• [RECORDS FOR THE EXERCISE]
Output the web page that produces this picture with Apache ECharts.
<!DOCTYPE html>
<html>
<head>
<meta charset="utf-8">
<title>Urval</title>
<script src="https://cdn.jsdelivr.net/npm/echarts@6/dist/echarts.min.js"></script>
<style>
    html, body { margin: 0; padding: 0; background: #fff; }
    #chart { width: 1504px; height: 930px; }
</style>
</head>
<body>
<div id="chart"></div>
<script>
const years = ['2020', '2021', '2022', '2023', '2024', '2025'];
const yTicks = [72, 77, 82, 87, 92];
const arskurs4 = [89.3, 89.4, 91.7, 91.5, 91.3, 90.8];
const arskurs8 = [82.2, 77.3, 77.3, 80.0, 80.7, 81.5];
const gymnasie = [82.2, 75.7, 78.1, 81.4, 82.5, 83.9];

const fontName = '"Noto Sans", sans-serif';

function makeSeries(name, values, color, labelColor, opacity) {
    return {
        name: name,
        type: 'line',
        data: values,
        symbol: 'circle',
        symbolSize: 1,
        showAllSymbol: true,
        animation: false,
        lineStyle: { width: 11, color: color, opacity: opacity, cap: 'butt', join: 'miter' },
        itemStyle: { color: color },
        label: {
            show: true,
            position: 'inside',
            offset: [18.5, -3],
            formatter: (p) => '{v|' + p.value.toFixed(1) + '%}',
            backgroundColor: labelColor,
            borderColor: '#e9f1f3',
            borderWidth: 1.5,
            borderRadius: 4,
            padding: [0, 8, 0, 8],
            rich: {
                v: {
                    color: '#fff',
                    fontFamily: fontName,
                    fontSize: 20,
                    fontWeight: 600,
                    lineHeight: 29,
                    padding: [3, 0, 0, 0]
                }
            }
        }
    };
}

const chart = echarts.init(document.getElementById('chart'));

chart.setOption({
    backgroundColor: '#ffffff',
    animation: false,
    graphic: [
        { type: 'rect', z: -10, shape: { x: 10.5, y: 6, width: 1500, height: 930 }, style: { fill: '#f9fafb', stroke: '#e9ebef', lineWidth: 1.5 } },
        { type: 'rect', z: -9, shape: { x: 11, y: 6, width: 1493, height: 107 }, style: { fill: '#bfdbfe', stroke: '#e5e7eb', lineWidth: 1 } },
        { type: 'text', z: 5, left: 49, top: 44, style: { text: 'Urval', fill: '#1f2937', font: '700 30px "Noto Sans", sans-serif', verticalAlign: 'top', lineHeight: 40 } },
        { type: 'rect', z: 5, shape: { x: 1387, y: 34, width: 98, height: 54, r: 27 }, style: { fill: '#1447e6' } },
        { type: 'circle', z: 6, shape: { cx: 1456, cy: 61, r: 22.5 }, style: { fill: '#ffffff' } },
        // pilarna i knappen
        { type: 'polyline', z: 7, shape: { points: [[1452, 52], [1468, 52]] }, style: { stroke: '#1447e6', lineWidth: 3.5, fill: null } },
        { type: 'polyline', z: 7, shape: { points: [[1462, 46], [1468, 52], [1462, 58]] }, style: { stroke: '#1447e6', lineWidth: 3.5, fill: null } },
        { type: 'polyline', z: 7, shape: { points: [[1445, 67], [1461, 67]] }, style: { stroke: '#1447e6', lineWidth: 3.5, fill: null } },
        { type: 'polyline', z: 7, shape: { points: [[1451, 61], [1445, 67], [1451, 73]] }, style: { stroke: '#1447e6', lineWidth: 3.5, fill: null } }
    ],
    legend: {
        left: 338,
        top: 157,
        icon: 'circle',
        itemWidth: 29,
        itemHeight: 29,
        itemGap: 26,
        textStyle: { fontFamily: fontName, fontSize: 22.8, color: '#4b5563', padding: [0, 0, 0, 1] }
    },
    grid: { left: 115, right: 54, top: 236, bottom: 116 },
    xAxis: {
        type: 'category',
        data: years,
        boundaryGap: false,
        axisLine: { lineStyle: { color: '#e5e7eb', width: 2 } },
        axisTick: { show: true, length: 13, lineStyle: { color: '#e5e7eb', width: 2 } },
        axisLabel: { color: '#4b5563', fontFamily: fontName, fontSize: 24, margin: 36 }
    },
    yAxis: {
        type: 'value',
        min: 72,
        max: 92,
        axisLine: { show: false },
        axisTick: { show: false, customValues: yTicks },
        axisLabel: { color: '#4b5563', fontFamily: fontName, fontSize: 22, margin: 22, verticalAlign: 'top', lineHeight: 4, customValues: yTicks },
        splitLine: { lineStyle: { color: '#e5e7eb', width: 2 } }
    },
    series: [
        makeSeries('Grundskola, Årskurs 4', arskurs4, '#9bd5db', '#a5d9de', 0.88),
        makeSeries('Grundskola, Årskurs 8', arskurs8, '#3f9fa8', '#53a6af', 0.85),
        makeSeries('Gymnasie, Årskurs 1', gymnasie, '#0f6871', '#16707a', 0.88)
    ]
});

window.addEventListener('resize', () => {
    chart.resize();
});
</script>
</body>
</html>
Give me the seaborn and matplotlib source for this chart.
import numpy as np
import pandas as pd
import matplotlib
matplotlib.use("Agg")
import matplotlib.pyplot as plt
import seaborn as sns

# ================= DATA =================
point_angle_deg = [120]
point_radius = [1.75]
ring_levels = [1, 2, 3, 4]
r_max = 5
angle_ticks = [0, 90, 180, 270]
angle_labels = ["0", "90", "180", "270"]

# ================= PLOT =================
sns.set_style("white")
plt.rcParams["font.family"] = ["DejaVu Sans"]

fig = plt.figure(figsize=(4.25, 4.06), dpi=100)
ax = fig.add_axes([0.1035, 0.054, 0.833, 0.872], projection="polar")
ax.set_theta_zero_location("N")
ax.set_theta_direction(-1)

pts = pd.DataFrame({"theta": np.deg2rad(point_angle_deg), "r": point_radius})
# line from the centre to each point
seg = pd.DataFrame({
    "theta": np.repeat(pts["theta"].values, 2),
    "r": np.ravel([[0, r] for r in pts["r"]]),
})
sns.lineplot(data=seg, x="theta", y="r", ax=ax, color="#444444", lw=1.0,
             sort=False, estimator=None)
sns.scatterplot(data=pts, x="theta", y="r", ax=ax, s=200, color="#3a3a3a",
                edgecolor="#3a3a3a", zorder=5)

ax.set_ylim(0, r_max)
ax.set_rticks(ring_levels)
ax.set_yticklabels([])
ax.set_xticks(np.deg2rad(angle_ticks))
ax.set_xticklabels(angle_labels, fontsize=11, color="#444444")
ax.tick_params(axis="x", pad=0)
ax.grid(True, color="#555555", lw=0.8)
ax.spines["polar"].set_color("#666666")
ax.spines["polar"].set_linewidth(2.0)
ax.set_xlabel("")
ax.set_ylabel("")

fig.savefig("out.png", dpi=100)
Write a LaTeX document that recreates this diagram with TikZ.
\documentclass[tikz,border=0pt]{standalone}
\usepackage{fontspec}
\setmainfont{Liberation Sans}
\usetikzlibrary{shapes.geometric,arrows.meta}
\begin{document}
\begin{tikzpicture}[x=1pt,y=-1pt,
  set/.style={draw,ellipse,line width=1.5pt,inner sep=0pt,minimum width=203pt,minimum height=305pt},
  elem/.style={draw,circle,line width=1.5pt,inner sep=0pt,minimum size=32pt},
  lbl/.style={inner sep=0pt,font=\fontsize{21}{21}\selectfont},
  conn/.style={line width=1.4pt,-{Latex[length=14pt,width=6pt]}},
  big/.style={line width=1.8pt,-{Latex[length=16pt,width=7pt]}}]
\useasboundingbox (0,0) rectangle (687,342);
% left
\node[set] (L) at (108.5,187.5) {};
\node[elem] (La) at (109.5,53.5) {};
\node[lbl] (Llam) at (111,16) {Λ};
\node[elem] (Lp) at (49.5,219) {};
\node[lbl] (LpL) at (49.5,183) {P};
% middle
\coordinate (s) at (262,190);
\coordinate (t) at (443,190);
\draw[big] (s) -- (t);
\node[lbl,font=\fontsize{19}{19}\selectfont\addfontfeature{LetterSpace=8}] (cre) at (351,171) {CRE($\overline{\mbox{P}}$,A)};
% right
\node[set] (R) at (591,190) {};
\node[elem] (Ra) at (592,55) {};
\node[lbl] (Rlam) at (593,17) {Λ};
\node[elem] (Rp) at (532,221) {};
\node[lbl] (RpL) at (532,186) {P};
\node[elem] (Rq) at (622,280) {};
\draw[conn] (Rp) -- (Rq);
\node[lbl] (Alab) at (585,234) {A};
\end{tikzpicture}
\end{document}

• [EXERCISE REQUIREMENTS] Please extract exactly, and only, the lines from the line containing "Write a LaTeX" through the last line of the records.

• [THE SOLUTION]
Write a LaTeX document that recreates this diagram with TikZ.
\documentclass[tikz,border=0pt]{standalone}
\usepackage{fontspec}
\setmainfont{Liberation Sans}
\usetikzlibrary{shapes.geometric,arrows.meta}
\begin{document}
\begin{tikzpicture}[x=1pt,y=-1pt,
  set/.style={draw,ellipse,line width=1.5pt,inner sep=0pt,minimum width=203pt,minimum height=305pt},
  elem/.style={draw,circle,line width=1.5pt,inner sep=0pt,minimum size=32pt},
  lbl/.style={inner sep=0pt,font=\fontsize{21}{21}\selectfont},
  conn/.style={line width=1.4pt,-{Latex[length=14pt,width=6pt]}},
  big/.style={line width=1.8pt,-{Latex[length=16pt,width=7pt]}}]
\useasboundingbox (0,0) rectangle (687,342);
% left
\node[set] (L) at (108.5,187.5) {};
\node[elem] (La) at (109.5,53.5) {};
\node[lbl] (Llam) at (111,16) {Λ};
\node[elem] (Lp) at (49.5,219) {};
\node[lbl] (LpL) at (49.5,183) {P};
% middle
\coordinate (s) at (262,190);
\coordinate (t) at (443,190);
\draw[big] (s) -- (t);
\node[lbl,font=\fontsize{19}{19}\selectfont\addfontfeature{LetterSpace=8}] (cre) at (351,171) {CRE($\overline{\mbox{P}}$,A)};
% right
\node[set] (R) at (591,190) {};
\node[elem] (Ra) at (592,55) {};
\node[lbl] (Rlam) at (593,17) {Λ};
\node[elem] (Rp) at (532,221) {};
\node[lbl] (RpL) at (532,186) {P};
\node[elem] (Rq) at (622,280) {};
\draw[conn] (Rp) -- (Rq);
\node[lbl] (Alab) at (585,234) {A};
\end{tikzpicture}
\end{document}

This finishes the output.